Он сел посредине яранги.
- Тугныгак! Я знаю, что ты любишь больше всего. Ты любишь кывик, толстую кишку оленя, набитую кусочками оленьего жира. У нас нет оленей, нет кывика. Не сердись. Кушай сосиску. Она вкусная. Я дам тебе еще. И не посылай метели, холодный ветер. Не посылай болезни. - Так разговаривал с Чертом Аналько.
А через полчаса он угощал сосисками Нноко:
- Кушай, кушай! Будем жить дружно. Бери сосиску. Ты мой сосед, не будь чертом. Я дам еще. У умилека много товаров.
И оба хохотали до слез...
В поселок Ушаков возвращался один. Непрерывный топоток собачьих ног не мешал думать. Теплые меха защищали от небольшого, но морозного ветра. Светила чистая луна.

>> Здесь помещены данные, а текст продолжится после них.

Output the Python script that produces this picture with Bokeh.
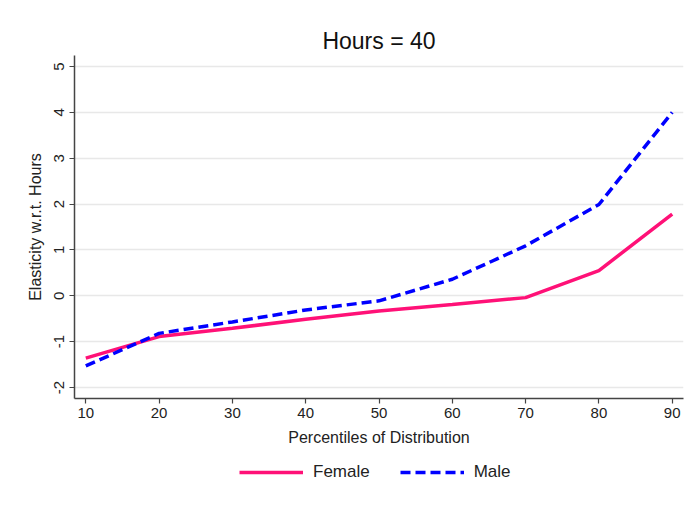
from bokeh.plotting import figure
from bokeh.models import Legend, LegendItem, FixedTicker, Range1d
from bokeh.layouts import column
from bokeh.embed import file_html
from bokeh.resources import INLINE

percentiles = [10, 20, 30, 40, 50, 60, 70, 80, 90]
female = [-1.36, -0.89, -0.71, -0.51, -0.33, -0.19, -0.04, 0.55, 1.78]
male = [-1.53, -0.82, -0.57, -0.31, -0.11, 0.36, 1.09, 1.99, 4.00]
y_ticks = [-2, -1, 0, 1, 2, 3, 4, 5]
x_ticks = [10, 20, 30, 40, 50, 60, 70, 80, 90]
series_labels = ["Female", "Male"]

FONT = "Liberation Sans"
FEMALE_COLOR = "#ff1177"
MALE_COLOR = "#0000ff"

p1 = figure(width=695, height=455,
            min_border_left=74, min_border_right=12, min_border_top=55, min_border_bottom=57,
            x_range=Range1d(8.46, 91.54), y_range=Range1d(-2.24, 5.24),
            output_backend="svg", toolbar_location=None,
            title="Hours = 40")
p1.background_fill_color = "white"
p1.border_fill_color = "white"
p1.outline_line_color = None

p1.title.align = "center"
p1.title.text_font = FONT
p1.title.text_font_size = "23px"
p1.title.text_font_style = "normal"
p1.title.text_color = "#111111"
p1.title.standoff = 4

p1.line(percentiles, female, line_color=FEMALE_COLOR, line_width=3.5)
p1.line(percentiles, male, line_color=MALE_COLOR, line_width=3.5, line_dash="10 5")

p1.xgrid.visible = False
p1.ygrid.grid_line_color = "#e8e8e8"
p1.ygrid.grid_line_width = 1.5
p1.ygrid.ticker = FixedTicker(ticks=y_ticks)

p1.xaxis.ticker = FixedTicker(ticks=x_ticks)
p1.yaxis.ticker = FixedTicker(ticks=y_ticks)
p1.yaxis.major_label_orientation = "vertical"
p1.yaxis.major_label_overrides = {t: str(t) for t in y_ticks}

for ax in (p1.xaxis[0], p1.yaxis[0]):
    ax.axis_line_color = "#444444"
    ax.axis_line_width = 1.5
    ax.major_tick_line_color = "#444444"
    ax.major_tick_line_width = 1.2
    ax.major_tick_out = 5
    ax.major_tick_in = 0
    ax.minor_tick_out = 0
    ax.minor_tick_in = 0
    ax.major_label_text_font = FONT
    ax.major_label_text_font_size = "15px"
    ax.major_label_text_color = "#222222"
    ax.axis_label_text_font = FONT
    ax.axis_label_text_font_size = "16px"
    ax.axis_label_text_font_style = "normal"
    ax.axis_label_text_color = "#222222"

p1.xaxis.axis_label = "Percentiles of Distribution"
p1.yaxis.axis_label = "Elasticity w.r.t. Hours"
p1.xaxis.major_label_standoff = 4
p1.xaxis.axis_label_standoff = 8
p1.yaxis.major_label_standoff = 5
p1.yaxis.axis_label_standoff = 8

# legend strip below the chart (key samples only; no data drawn here)
p2 = figure(width=695, height=53, min_border=0,
            x_axis_type=None, y_axis_type=None,
            x_range=Range1d(0, 1), y_range=Range1d(0, 1),
            output_backend="svg", toolbar_location=None)
p2.outline_line_color = None
p2.grid.visible = False
p2.background_fill_color = "white"
p2.border_fill_color = "white"

nan = float("nan")
lf = p2.line(x=[nan], y=[nan], line_color=FEMALE_COLOR, line_width=3.5)
lm = p2.line(x=[nan], y=[nan], line_color=MALE_COLOR, line_width=3.5, line_dash="10 5")

legend = Legend(items=[LegendItem(label=series_labels[0], renderers=[lf]),
                       LegendItem(label=series_labels[1], renderers=[lm])],
                orientation="horizontal", location=(165, 26))
legend.border_line_color = None
legend.background_fill_alpha = 0
legend.glyph_width = 64
legend.label_standoff = 10
legend.spacing = 30
legend.margin = 0
legend.padding = 8
legend.label_text_font = FONT
legend.label_text_font_size = "17px"
legend.label_text_color = "#222222"
p2.add_layout(legend, "center")

layout = column(p1, p2, spacing=0)
open("out.html", "w").write(file_html(layout, INLINE))
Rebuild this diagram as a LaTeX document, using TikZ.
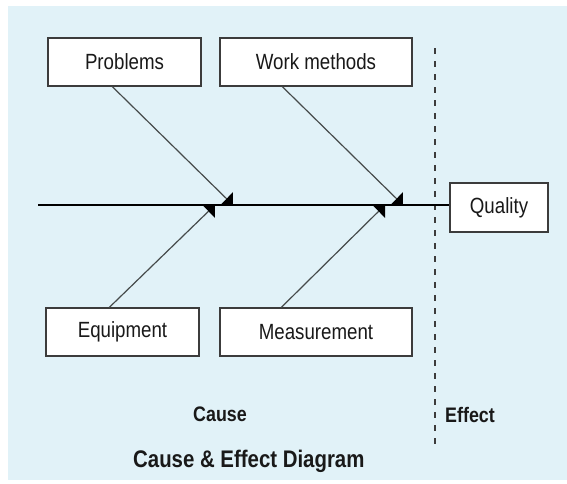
\documentclass[tikz,border=0pt]{standalone}
\usepackage{fontspec}
\setmainfont{Liberation Sans}[FakeStretch=0.85]
\usetikzlibrary{arrows.meta}
\definecolor{bgc}{RGB}{225,242,248}
\definecolor{boxc}{RGB}{60,60,60}
\definecolor{txtc}{RGB}{25,25,25}
\definecolor{bonec}{RGB}{70,75,75}
\tikzset{
  box/.style={draw=boxc, fill=white, line width=1.3pt, minimum height=48pt, inner sep=0pt,
    font=\fontsize{22}{25}\selectfont, text=txtc},
  bone/.style={draw=bonec, line width=1.2pt, -{Triangle[length=9pt,width=18pt,color=black]}},
  spine/.style={draw=black, line width=2pt},
  divider/.style={draw=boxc, line width=1.6pt, dash pattern=on 6pt off 7pt},
  lbl/.style={font=\bfseries\fontsize{21}{24}\selectfont, text=txtc, inner sep=0pt},
}
\begin{document}
\begin{tikzpicture}[x=1pt,y=-1pt]
\useasboundingbox (0,0) rectangle (567,483);
\fill[white] (0,0) rectangle (567,483);
\fill[bgc] (8,6) rectangle (567,480);
% divider
\coordinate (d1) at (435,48);
\coordinate (d2) at (435,444);
\draw[divider] (d1) -- (d2);
% boxes
\node[box, minimum width=153pt] (P) at (124.5,62) {Problems};
\node[box, minimum width=192pt] (W) at (316,62) {Work methods};
\node[box, minimum width=153pt] (E) at (122.5,332) {Equipment};
\node[box, minimum width=192pt] (M) at (316,332) {Measurement};
\node[box, minimum width=98pt, minimum height=49pt] (Q) at (499,207.5) {Quality};
% spine
\coordinate (L) at (38,205);
\draw[spine] (L) -- (L -| Q.west);
% junctions on spine
\coordinate (a1) at (233,205);
\coordinate (a2) at (403,205);
\coordinate (a3) at (215,205);
\coordinate (a4) at (385,205);
\draw[bone] ([xshift=65pt]P.south west) -- (a1);
\draw[bone] ([xshift=63pt]W.south west) -- (a2);
\draw[bone] ([xshift=64pt]E.north west) -- (a3);
\draw[bone] ([xshift=62pt]M.north west) -- (a4);
% labels
\node[lbl, anchor=base] (cause) at (220,421) {Cause};
\node[lbl, anchor=base west] (effect) at (445,422) {Effect};
\node[lbl, anchor=base west, font=\bfseries\fontsize{24}{28}\selectfont] (title) at (133,467) {Cause \& Effect Diagram};
\end{tikzpicture}
\end{document}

Теперь пора заняться другими делами. Есть натренированные собаки, появилось солнце, большинство эскимосов разъехалось по всему острову.
Пора браться за изучение Земли Врангеля.
ОТСТУПЛЕНИЕ
Все готово к поездке, осталось "подковать" нарты.
Ушаков и Павлов вытаскивают их из снега, переворачивают вверх полозьями. Собаки, привязанные около дома, все поняли и скулят. Они любят дорогу.
Георгий Алексеевич ласкает псов из своей упряжки. Этого потреплет за ухо, того погладит, третьего похлопает по спине. Никого нельзя пропустить. Нельзя приласкать только любимца. Псы ревнивые, тут может случиться непоправимое. Они набросятся на счастливчика, и не останови их - загрызут.
Все должно быть поровну - и мясо, и ласка, и тяжелый труд.
Павлов выносит из дому горячий чайник, "проваривает" кипятком деревянные полозья. Сейчас они с Ушаковым будут "войдать" - подковывать льдом нарты.
Георгий Алексеевич берет кусок медвежьей шкуры, обливает ее холодной водой и быстро проглаживает мехом полоз. На нем тут же появляется тонкая пленка льда.
Так делает он много раз. Слой льда растет и растет, полозья становятся гладкими. Теперь они будут хорошо скользить по снегу. Войда лед на полозьях - продержится десяток-другой километров, а потом придется снова войдать.
- Хок! Хок!
Собаки дергают нарты. Павлов и Ушаков прыгают в сани, каждый в свои, поудобнее усаживаются на вещах.
Путь долог - не меньше пятисот километров. Надо обойти вокруг острова, составить карту его берегов.
Погромыхивает пристроенное к задку нарт обыкновенное велосипедное колесо. На нем счетчик оборотов - тоже обыкновенный. Только так можно измерить пройденное расстояние, узнать длину береговой линии, протяженность мыса или залива. Рулеткой не обмеряешь остров.
Велосипедное колесо со счетчиком и буссоль - прибор с компасом, он помогает определить азимуты - вот и вся научная аппаратура. Карандаш, бумага, фотоаппарат... Больше не надо ничего. Впрочем, нужен еще один "инструмент", без которого никакая работа невозможна. Это погода. Нужны ясные дни.
Ушаков и Павлов хотят за месяц проехать вокруг своих владений и вернуться с точными очертаниями острова Врангеля.
Такого чертежа нет. Ни у Ушакова, ни у моряков, ни в Академии наук. Есть лишь приблизительная схема, которой - Ушаков убедился - доверять нельзя.
Вперед, вперед - навстречу неизведанному. Быстрее неситесь, нарты! Что ждет исследователя вон за тем утесом? Так и хочется заглянуть за него, чтобы увидеть: какой там берег, из каких он сложен пород, какие следы оставили тысячелетия на его скалах?
Короткая остановка - взяты азимуты, записаны коченеющими пальцами показания прибора, и снова в путь.